GIVEN TASK
Transcribe all of the data exactly. Omit the pictures.

SUPPLIED INFORMATION
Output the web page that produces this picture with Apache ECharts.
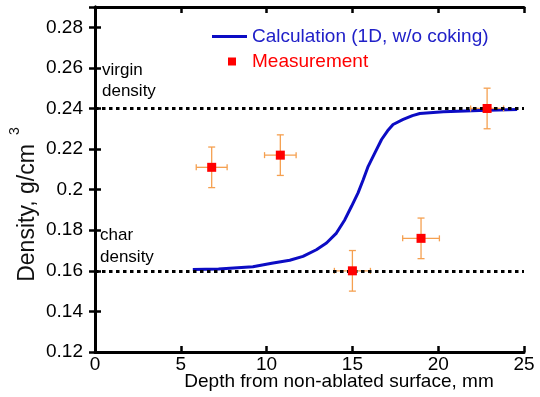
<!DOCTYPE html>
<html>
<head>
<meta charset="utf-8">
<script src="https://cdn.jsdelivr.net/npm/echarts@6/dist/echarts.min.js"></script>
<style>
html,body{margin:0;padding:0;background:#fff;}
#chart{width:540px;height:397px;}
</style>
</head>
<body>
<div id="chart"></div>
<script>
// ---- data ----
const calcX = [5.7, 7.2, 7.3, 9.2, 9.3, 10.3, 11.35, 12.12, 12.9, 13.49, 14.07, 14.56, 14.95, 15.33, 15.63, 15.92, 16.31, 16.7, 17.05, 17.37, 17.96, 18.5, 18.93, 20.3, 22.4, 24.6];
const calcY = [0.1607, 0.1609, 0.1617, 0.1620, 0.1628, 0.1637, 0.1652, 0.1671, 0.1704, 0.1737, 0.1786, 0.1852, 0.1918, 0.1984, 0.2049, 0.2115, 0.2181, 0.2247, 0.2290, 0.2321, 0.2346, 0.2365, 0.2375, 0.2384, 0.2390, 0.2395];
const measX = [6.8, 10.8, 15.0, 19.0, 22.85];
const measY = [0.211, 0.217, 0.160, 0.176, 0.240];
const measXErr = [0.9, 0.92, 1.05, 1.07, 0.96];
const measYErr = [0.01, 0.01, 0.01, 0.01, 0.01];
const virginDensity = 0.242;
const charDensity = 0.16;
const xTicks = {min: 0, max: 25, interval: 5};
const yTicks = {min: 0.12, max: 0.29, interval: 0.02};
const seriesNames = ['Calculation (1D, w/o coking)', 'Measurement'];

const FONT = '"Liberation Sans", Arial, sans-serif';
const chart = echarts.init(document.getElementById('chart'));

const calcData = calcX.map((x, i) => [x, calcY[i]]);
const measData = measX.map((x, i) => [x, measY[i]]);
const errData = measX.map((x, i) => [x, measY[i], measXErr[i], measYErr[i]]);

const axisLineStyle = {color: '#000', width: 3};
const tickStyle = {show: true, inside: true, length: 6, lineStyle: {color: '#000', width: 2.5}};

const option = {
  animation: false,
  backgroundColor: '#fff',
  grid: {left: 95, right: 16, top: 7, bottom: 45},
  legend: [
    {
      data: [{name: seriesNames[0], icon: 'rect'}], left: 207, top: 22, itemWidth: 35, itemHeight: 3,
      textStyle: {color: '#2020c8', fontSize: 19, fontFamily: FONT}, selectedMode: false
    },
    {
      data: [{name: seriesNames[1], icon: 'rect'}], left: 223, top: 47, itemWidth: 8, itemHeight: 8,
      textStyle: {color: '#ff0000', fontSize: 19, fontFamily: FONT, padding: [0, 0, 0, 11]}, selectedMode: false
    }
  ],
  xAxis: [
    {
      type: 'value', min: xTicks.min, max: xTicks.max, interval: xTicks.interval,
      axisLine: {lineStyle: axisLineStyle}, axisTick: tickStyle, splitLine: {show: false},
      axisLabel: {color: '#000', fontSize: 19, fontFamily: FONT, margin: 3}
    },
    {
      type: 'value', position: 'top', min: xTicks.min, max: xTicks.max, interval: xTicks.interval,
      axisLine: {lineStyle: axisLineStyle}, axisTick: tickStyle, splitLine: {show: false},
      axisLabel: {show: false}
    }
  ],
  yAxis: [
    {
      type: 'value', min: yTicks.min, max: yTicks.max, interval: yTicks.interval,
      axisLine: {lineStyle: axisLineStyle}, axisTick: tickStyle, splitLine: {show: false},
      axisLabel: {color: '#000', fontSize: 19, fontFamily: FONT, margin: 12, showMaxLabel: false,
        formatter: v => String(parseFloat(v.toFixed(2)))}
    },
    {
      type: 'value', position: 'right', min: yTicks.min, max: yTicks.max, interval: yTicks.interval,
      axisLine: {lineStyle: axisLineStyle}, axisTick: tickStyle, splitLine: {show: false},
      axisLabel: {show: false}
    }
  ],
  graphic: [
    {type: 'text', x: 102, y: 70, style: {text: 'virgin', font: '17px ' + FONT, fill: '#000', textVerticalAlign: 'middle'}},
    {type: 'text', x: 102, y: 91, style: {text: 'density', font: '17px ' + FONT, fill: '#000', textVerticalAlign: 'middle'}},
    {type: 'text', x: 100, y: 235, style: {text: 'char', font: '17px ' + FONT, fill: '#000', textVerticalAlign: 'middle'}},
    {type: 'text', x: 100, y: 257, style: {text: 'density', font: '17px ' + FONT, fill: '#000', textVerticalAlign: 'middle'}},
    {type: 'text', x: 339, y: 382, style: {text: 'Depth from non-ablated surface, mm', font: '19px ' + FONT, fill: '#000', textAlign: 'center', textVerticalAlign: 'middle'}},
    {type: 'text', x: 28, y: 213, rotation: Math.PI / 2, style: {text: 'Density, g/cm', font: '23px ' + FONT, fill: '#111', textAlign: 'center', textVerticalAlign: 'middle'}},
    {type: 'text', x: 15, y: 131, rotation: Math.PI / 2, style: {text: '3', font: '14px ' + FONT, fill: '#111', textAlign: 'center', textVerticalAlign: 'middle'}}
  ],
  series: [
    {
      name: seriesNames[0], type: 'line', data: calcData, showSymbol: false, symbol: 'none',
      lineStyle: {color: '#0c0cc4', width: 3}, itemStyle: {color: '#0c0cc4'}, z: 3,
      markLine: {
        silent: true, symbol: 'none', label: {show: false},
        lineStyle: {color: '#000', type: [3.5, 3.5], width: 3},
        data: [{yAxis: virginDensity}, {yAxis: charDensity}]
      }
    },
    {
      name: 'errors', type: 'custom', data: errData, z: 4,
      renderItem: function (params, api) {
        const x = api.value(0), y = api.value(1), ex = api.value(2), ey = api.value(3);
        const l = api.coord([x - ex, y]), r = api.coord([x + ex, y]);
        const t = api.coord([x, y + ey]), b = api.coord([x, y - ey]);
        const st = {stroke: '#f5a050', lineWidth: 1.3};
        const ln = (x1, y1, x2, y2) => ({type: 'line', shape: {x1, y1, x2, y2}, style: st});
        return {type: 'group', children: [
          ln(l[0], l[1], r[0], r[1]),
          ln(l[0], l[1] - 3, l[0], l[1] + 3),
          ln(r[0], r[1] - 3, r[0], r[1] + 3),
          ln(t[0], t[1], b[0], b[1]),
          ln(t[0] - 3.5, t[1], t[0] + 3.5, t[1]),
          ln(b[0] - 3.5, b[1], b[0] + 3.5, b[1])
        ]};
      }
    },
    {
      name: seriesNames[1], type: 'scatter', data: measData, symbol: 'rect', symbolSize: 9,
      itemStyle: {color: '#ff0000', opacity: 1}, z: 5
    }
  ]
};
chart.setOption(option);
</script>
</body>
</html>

EXERCISE ANSWER
Output the web page that produces this picture with Apache ECharts.
<!DOCTYPE html>
<html>
<head>
<meta charset="utf-8">
<script src="https://cdn.jsdelivr.net/npm/echarts@6/dist/echarts.min.js"></script>
<style>
html,body{margin:0;padding:0;background:#fff;}
#chart{width:540px;height:397px;}
</style>
</head>
<body>
<div id="chart"></div>
<script>
// ---- data ----
const calcX = [5.7, 7.2, 7.3, 9.2, 9.3, 10.3, 11.35, 12.12, 12.9, 13.49, 14.07, 14.56, 14.95, 15.33, 15.63, 15.92, 16.31, 16.7, 17.05, 17.37, 17.96, 18.5, 18.93, 20.3, 22.4, 24.6];
const calcY = [0.1607, 0.1609, 0.1617, 0.1620, 0.1628, 0.1637, 0.1652, 0.1671, 0.1704, 0.1737, 0.1786, 0.1852, 0.1918, 0.1984, 0.2049, 0.2115, 0.2181, 0.2247, 0.2290, 0.2321, 0.2346, 0.2365, 0.2375, 0.2384, 0.2390, 0.2395];
const measX = [6.8, 10.8, 15.0, 19.0, 22.85];
const measY = [0.211, 0.217, 0.160, 0.176, 0.240];
const measXErr = [0.9, 0.92, 1.05, 1.07, 0.96];
const measYErr = [0.01, 0.01, 0.01, 0.01, 0.01];
const virginDensity = 0.242;
const charDensity = 0.16;
const xTicks = {min: 0, max: 25, interval: 5};
const yTicks = {min: 0.12, max: 0.29, interval: 0.02};
const seriesNames = ['Calculation (1D, w/o coking)', 'Measurement'];

const FONT = '"Liberation Sans", Arial, sans-serif';
const chart = echarts.init(document.getElementById('chart'));

const calcData = calcX.map((x, i) => [x, calcY[i]]);
const measData = measX.map((x, i) => [x, measY[i]]);
const errData = measX.map((x, i) => [x, measY[i], measXErr[i], measYErr[i]]);

const axisLineStyle = {color: '#000', width: 3};
const tickStyle = {show: true, inside: true, length: 6, lineStyle: {color: '#000', width: 2.5}};

const option = {
  animation: false,
  backgroundColor: '#fff',
  grid: {left: 95, right: 16, top: 7, bottom: 45},
  legend: [
    {
      data: [{name: seriesNames[0], icon: 'rect'}], left: 207, top: 22, itemWidth: 35, itemHeight: 3,
      textStyle: {color: '#2020c8', fontSize: 19, fontFamily: FONT}, selectedMode: false
    },
    {
      data: [{name: seriesNames[1], icon: 'rect'}], left: 223, top: 47, itemWidth: 8, itemHeight: 8,
      textStyle: {color: '#ff0000', fontSize: 19, fontFamily: FONT, padding: [0, 0, 0, 11]}, selectedMode: false
    }
  ],
  xAxis: [
    {
      type: 'value', min: xTicks.min, max: xTicks.max, interval: xTicks.interval,
      axisLine: {lineStyle: axisLineStyle}, axisTick: tickStyle, splitLine: {show: false},
      axisLabel: {color: '#000', fontSize: 19, fontFamily: FONT, margin: 3}
    },
    {
      type: 'value', position: 'top', min: xTicks.min, max: xTicks.max, interval: xTicks.interval,
      axisLine: {lineStyle: axisLineStyle}, axisTick: tickStyle, splitLine: {show: false},
      axisLabel: {show: false}
    }
  ],
  yAxis: [
    {
      type: 'value', min: yTicks.min, max: yTicks.max, interval: yTicks.interval,
      axisLine: {lineStyle: axisLineStyle}, axisTick: tickStyle, splitLine: {show: false},
      axisLabel: {color: '#000', fontSize: 19, fontFamily: FONT, margin: 12, showMaxLabel: false,
        formatter: v => String(parseFloat(v.toFixed(2)))}
    },
    {
      type: 'value', position: 'right', min: yTicks.min, max: yTicks.max, interval: yTicks.interval,
      axisLine: {lineStyle: axisLineStyle}, axisTick: tickStyle, splitLine: {show: false},
      axisLabel: {show: false}
    }
  ],
  graphic: [
    {type: 'text', x: 102, y: 70, style: {text: 'virgin', font: '17px ' + FONT, fill: '#000', textVerticalAlign: 'middle'}},
    {type: 'text', x: 102, y: 91, style: {text: 'density', font: '17px ' + FONT, fill: '#000', textVerticalAlign: 'middle'}},
    {type: 'text', x: 100, y: 235, style: {text: 'char', font: '17px ' + FONT, fill: '#000', textVerticalAlign: 'middle'}},
    {type: 'text', x: 100, y: 257, style: {text: 'density', font: '17px ' + FONT, fill: '#000', textVerticalAlign: 'middle'}},
    {type: 'text', x: 339, y: 382, style: {text: 'Depth from non-ablated surface, mm', font: '19px ' + FONT, fill: '#000', textAlign: 'center', textVerticalAlign: 'middle'}},
    {type: 'text', x: 28, y: 213, rotation: Math.PI / 2, style: {text: 'Density, g/cm', font: '23px ' + FONT, fill: '#111', textAlign: 'center', textVerticalAlign: 'middle'}},
    {type: 'text', x: 15, y: 131, rotation: Math.PI / 2, style: {text: '3', font: '14px ' + FONT, fill: '#111', textAlign: 'center', textVerticalAlign: 'middle'}}
  ],
  series: [
    {
      name: seriesNames[0], type: 'line', data: calcData, showSymbol: false, symbol: 'none',
      lineStyle: {color: '#0c0cc4', width: 3}, itemStyle: {color: '#0c0cc4'}, z: 3,
      markLine: {
        silent: true, symbol: 'none', label: {show: false},
        lineStyle: {color: '#000', type: [3.5, 3.5], width: 3},
        data: [{yAxis: virginDensity}, {yAxis: charDensity}]
      }
    },
    {
      name: 'errors', type: 'custom', data: errData, z: 4,
      renderItem: function (params, api) {
        const x = api.value(0), y = api.value(1), ex = api.value(2), ey = api.value(3);
        const l = api.coord([x - ex, y]), r = api.coord([x + ex, y]);
        const t = api.coord([x, y + ey]), b = api.coord([x, y - ey]);
        const st = {stroke: '#f5a050', lineWidth: 1.3};
        const ln = (x1, y1, x2, y2) => ({type: 'line', shape: {x1, y1, x2, y2}, style: st});
        return {type: 'group', children: [
          ln(l[0], l[1], r[0], r[1]),
          ln(l[0], l[1] - 3, l[0], l[1] + 3),
          ln(r[0], r[1] - 3, r[0], r[1] + 3),
          ln(t[0], t[1], b[0], b[1]),
          ln(t[0] - 3.5, t[1], t[0] + 3.5, t[1]),
          ln(b[0] - 3.5, b[1], b[0] + 3.5, b[1])
        ]};
      }
    },
    {
      name: seriesNames[1], type: 'scatter', data: measData, symbol: 'rect', symbolSize: 9,
      itemStyle: {color: '#ff0000', opacity: 1}, z: 5
    }
  ]
};
chart.setOption(option);
</script>
</body>
</html>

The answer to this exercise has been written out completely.